** begin **

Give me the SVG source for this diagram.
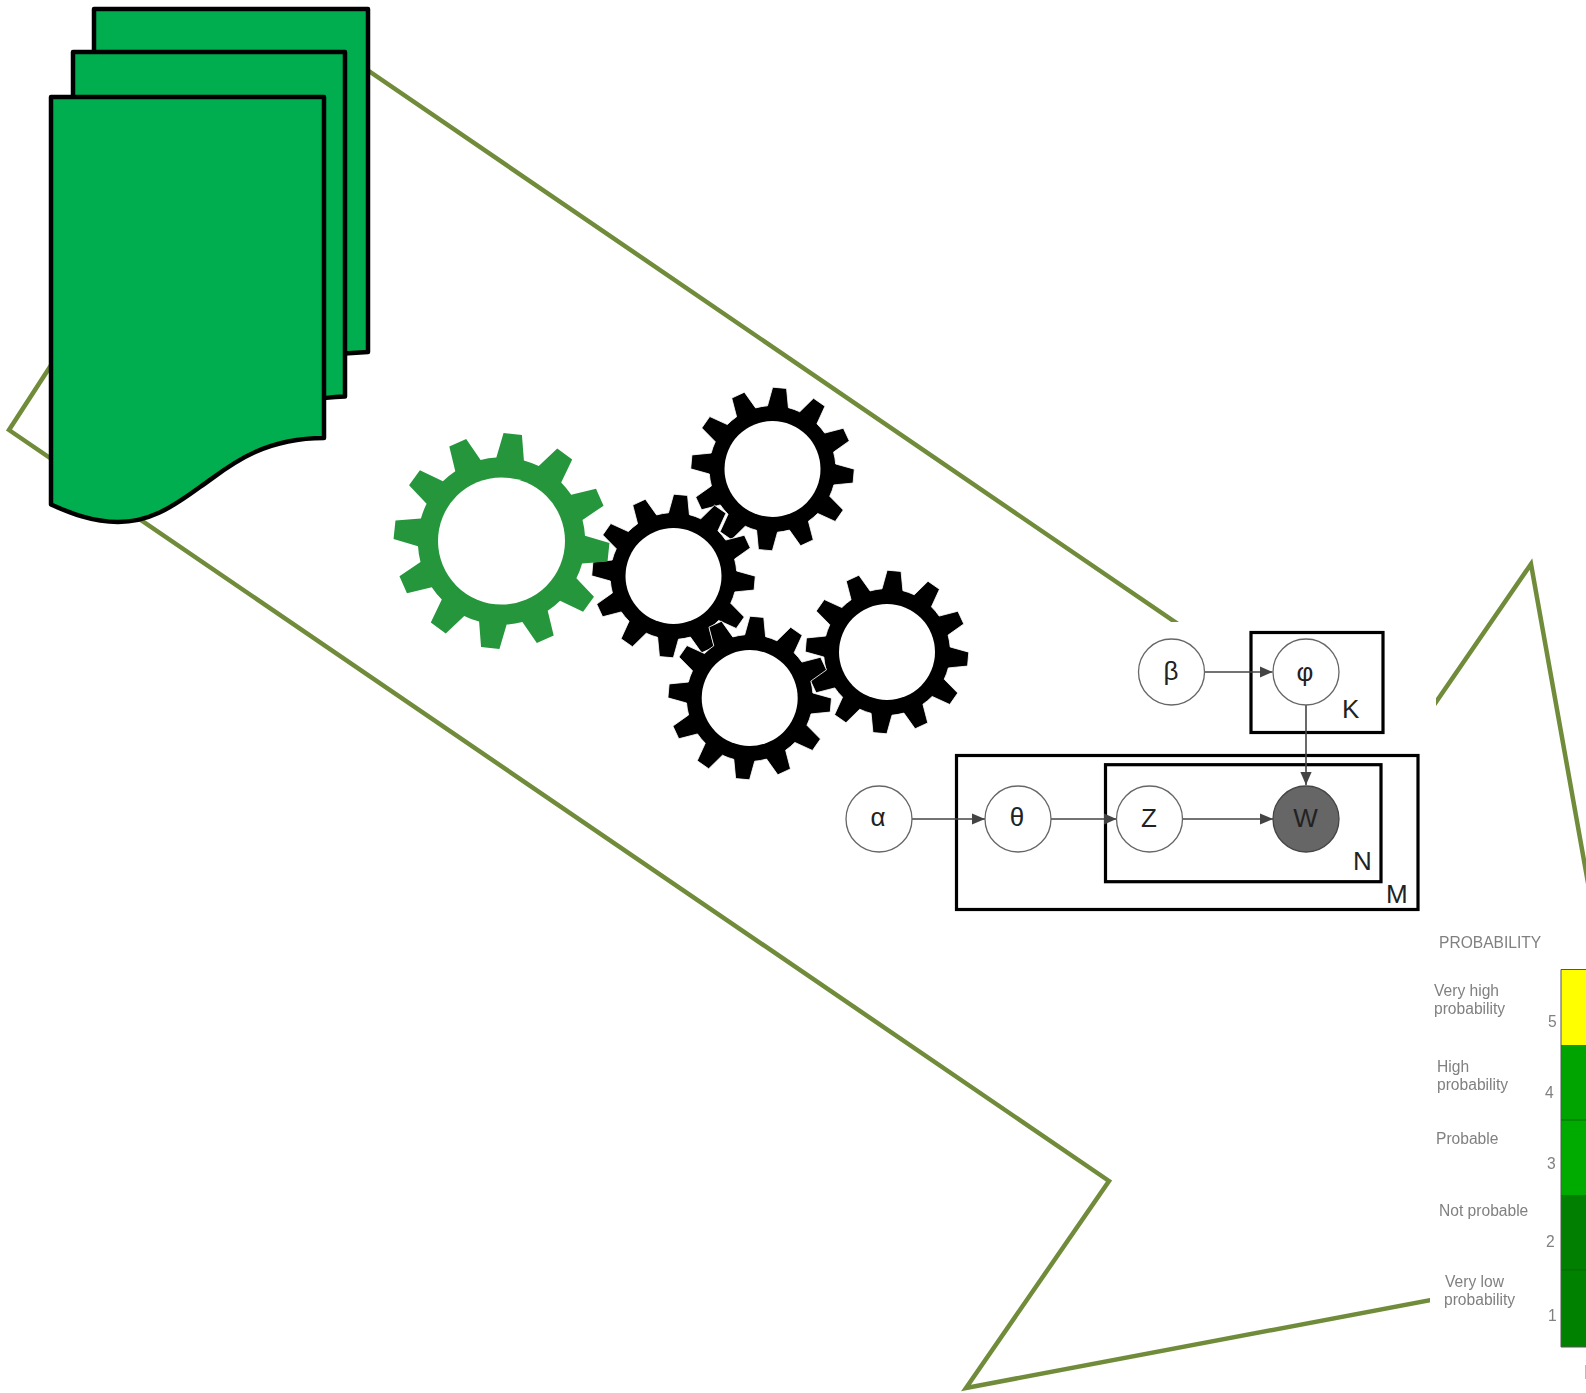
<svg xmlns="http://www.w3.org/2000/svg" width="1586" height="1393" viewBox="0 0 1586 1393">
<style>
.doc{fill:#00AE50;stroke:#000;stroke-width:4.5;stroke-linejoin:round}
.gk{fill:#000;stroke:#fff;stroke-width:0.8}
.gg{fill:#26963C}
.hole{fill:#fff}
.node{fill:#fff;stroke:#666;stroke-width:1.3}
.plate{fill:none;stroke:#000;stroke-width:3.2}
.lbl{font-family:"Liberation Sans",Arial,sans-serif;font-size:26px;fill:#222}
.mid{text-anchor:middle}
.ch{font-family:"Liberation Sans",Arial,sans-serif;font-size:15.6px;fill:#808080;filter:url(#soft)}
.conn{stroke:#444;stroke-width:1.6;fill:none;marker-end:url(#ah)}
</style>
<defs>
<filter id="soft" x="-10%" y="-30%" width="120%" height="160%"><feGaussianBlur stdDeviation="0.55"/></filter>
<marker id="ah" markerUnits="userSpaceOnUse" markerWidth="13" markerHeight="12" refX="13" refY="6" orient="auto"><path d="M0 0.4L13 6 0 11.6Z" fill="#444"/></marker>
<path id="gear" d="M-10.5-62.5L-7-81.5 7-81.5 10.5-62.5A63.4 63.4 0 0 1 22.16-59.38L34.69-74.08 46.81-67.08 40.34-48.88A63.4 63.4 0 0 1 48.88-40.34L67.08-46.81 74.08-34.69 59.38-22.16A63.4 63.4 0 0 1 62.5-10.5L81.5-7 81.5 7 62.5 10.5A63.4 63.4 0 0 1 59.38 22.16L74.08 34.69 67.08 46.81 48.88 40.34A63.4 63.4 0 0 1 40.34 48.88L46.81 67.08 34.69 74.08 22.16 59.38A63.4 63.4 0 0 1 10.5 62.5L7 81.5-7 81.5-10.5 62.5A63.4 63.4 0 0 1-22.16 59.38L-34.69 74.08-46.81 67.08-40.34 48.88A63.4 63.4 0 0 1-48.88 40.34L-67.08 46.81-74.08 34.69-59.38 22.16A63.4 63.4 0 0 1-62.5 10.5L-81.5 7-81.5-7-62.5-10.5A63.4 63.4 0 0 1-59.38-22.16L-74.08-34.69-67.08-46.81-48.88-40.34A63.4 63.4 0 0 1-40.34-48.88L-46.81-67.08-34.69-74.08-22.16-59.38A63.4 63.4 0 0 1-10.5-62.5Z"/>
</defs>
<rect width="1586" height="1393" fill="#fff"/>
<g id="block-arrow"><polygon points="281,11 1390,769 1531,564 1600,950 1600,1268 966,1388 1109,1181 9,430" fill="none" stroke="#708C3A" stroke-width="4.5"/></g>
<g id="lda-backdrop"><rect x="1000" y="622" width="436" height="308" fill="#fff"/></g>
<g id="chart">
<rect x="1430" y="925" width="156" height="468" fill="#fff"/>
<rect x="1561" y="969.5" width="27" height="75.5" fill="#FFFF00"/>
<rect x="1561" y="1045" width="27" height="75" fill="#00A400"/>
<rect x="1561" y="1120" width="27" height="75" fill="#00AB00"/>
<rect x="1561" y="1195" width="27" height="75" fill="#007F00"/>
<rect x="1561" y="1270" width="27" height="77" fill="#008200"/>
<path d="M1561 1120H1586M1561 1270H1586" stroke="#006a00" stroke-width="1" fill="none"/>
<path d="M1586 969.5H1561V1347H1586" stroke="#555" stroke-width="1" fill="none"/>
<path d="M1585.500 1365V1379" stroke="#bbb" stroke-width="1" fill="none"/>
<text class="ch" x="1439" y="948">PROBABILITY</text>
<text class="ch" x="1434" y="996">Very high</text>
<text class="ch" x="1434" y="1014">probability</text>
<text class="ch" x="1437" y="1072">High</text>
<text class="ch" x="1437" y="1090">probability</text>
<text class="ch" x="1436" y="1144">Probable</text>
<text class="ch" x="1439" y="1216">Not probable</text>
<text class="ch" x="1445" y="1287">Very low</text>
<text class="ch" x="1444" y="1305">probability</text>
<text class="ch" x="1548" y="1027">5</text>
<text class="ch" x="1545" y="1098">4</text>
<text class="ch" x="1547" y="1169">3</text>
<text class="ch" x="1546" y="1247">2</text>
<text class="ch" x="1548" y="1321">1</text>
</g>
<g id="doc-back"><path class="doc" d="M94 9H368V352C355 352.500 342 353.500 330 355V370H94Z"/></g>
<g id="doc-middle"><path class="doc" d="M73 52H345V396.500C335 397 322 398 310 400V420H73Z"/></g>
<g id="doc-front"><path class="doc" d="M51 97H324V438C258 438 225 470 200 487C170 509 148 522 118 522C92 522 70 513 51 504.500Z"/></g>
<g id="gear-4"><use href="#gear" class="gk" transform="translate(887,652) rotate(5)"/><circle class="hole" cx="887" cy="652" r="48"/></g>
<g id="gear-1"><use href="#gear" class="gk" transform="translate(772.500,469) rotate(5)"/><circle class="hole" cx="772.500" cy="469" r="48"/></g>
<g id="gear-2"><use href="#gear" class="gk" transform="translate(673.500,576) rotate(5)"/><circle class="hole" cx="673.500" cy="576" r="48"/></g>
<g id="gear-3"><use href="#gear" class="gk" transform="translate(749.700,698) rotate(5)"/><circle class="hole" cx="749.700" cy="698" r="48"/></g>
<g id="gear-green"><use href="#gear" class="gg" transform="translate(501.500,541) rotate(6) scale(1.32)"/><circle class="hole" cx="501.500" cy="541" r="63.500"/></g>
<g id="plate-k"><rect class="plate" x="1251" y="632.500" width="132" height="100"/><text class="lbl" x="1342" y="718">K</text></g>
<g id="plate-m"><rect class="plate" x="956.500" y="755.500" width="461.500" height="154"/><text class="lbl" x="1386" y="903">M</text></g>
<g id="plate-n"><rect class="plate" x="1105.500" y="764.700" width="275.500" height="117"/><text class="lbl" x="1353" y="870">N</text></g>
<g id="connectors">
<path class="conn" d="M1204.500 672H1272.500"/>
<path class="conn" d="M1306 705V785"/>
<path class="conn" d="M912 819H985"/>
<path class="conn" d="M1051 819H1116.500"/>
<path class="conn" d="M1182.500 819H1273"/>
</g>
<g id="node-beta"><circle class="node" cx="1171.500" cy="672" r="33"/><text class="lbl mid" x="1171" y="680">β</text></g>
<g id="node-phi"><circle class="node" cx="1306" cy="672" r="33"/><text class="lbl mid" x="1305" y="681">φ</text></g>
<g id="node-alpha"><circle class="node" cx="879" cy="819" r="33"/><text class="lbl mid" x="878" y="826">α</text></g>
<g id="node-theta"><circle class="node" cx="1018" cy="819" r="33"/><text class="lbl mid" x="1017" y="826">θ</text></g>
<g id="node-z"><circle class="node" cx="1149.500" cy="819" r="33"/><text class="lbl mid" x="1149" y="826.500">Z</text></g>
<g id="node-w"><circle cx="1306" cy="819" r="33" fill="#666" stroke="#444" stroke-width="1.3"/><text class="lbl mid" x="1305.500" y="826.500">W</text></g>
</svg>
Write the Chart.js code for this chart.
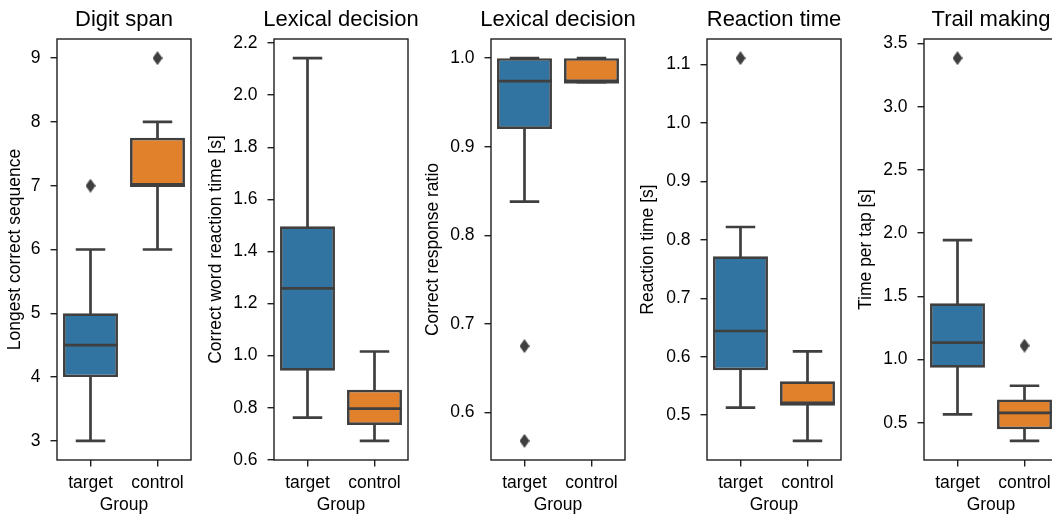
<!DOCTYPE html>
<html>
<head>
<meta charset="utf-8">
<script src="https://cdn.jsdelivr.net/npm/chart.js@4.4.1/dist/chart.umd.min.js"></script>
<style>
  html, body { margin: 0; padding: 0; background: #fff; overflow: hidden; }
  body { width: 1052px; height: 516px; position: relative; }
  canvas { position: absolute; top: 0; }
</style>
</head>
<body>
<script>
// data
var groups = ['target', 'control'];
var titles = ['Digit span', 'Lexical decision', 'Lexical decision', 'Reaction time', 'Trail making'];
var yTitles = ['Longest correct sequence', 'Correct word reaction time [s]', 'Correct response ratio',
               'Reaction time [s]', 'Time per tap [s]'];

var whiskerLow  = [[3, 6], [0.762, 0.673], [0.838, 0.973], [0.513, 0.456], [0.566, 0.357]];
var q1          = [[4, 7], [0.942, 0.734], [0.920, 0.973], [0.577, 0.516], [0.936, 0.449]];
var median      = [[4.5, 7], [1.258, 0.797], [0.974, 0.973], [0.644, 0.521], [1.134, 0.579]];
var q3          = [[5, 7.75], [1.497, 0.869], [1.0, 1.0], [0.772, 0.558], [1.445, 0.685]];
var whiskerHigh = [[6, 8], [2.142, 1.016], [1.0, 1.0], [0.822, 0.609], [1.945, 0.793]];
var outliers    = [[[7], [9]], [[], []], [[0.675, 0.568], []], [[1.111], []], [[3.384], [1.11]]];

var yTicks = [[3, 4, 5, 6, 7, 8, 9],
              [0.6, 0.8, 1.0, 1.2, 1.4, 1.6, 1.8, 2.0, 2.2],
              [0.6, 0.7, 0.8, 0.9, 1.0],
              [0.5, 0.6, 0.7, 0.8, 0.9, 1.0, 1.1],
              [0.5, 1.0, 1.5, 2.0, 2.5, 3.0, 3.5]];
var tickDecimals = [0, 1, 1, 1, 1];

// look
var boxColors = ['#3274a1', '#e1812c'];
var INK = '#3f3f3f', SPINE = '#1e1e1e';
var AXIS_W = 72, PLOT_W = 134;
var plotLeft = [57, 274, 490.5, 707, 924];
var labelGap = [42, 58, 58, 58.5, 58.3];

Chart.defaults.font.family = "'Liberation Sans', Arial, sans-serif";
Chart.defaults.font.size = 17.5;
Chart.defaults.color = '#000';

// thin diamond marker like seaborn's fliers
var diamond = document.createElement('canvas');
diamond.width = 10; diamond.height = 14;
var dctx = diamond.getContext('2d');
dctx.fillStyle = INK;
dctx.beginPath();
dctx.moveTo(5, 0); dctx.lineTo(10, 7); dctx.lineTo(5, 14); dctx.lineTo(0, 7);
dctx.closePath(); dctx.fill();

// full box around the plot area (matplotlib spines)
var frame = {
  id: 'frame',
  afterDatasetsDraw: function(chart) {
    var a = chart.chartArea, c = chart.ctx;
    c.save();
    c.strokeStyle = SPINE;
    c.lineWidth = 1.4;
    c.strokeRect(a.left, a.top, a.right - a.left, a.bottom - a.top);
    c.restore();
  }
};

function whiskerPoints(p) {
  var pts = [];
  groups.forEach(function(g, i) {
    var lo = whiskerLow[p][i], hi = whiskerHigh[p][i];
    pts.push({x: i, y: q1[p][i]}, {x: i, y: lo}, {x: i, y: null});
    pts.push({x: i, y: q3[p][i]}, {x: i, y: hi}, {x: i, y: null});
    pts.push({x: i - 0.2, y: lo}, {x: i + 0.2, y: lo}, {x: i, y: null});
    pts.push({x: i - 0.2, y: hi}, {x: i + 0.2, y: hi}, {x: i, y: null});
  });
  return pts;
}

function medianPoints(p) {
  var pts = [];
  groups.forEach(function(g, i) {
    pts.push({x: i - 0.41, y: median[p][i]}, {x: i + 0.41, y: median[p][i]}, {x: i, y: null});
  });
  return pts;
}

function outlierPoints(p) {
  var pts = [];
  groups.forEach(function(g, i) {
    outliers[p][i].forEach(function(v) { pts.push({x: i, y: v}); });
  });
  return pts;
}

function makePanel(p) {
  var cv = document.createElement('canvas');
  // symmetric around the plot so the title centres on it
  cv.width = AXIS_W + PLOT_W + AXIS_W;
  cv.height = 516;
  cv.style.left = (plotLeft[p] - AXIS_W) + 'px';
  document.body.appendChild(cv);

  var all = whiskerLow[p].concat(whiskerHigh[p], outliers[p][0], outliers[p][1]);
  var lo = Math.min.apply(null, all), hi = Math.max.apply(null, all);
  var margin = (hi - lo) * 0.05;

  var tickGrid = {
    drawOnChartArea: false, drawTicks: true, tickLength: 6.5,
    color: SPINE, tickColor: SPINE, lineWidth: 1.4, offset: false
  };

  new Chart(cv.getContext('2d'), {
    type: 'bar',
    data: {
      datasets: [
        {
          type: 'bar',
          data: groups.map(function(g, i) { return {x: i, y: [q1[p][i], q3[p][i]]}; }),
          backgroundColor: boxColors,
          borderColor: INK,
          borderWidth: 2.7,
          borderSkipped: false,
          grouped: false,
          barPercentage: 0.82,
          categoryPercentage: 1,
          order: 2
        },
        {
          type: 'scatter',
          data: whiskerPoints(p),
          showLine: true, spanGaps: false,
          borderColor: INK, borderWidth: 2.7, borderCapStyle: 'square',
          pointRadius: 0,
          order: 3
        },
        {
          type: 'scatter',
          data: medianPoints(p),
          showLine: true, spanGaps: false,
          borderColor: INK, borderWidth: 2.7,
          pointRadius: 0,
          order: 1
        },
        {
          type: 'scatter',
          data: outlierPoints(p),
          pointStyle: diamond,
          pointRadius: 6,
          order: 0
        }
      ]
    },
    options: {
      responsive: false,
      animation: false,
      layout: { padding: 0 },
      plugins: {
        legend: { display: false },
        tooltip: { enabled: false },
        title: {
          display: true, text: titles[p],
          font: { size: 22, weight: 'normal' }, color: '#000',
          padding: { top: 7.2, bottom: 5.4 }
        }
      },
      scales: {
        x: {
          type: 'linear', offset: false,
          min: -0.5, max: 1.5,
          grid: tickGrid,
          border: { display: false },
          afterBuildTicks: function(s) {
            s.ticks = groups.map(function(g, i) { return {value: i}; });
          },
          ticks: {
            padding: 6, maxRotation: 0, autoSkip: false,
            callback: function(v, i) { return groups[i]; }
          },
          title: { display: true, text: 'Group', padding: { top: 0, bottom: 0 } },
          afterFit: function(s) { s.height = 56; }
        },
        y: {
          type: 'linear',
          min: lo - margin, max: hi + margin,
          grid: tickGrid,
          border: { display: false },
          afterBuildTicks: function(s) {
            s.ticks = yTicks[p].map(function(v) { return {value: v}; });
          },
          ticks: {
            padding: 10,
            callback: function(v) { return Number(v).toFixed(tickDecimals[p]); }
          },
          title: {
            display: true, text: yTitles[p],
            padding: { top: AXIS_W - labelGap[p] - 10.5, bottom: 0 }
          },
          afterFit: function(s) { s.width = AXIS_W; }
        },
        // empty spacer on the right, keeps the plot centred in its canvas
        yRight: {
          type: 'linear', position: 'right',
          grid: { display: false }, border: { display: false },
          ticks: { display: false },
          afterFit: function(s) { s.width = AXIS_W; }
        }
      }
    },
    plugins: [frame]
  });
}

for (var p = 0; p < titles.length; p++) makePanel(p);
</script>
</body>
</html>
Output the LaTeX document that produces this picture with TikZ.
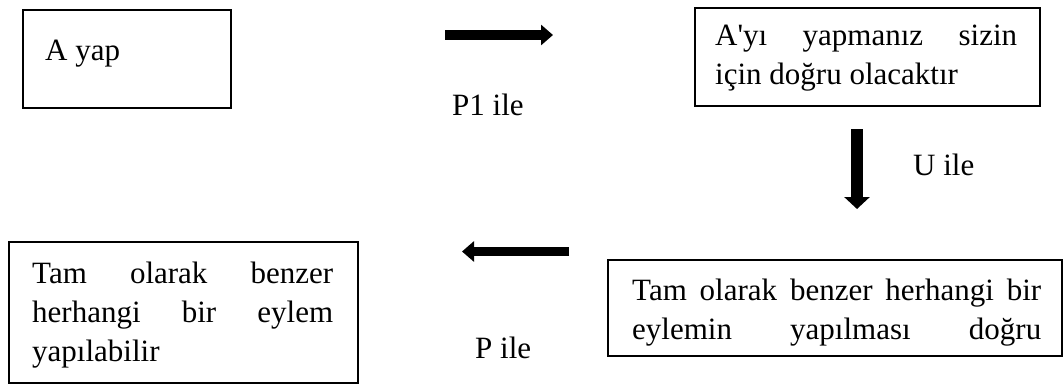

** end **

■ TASK
Determine the number of lines containing "this". Write only that number.

■ WRITTEN ANSWER
3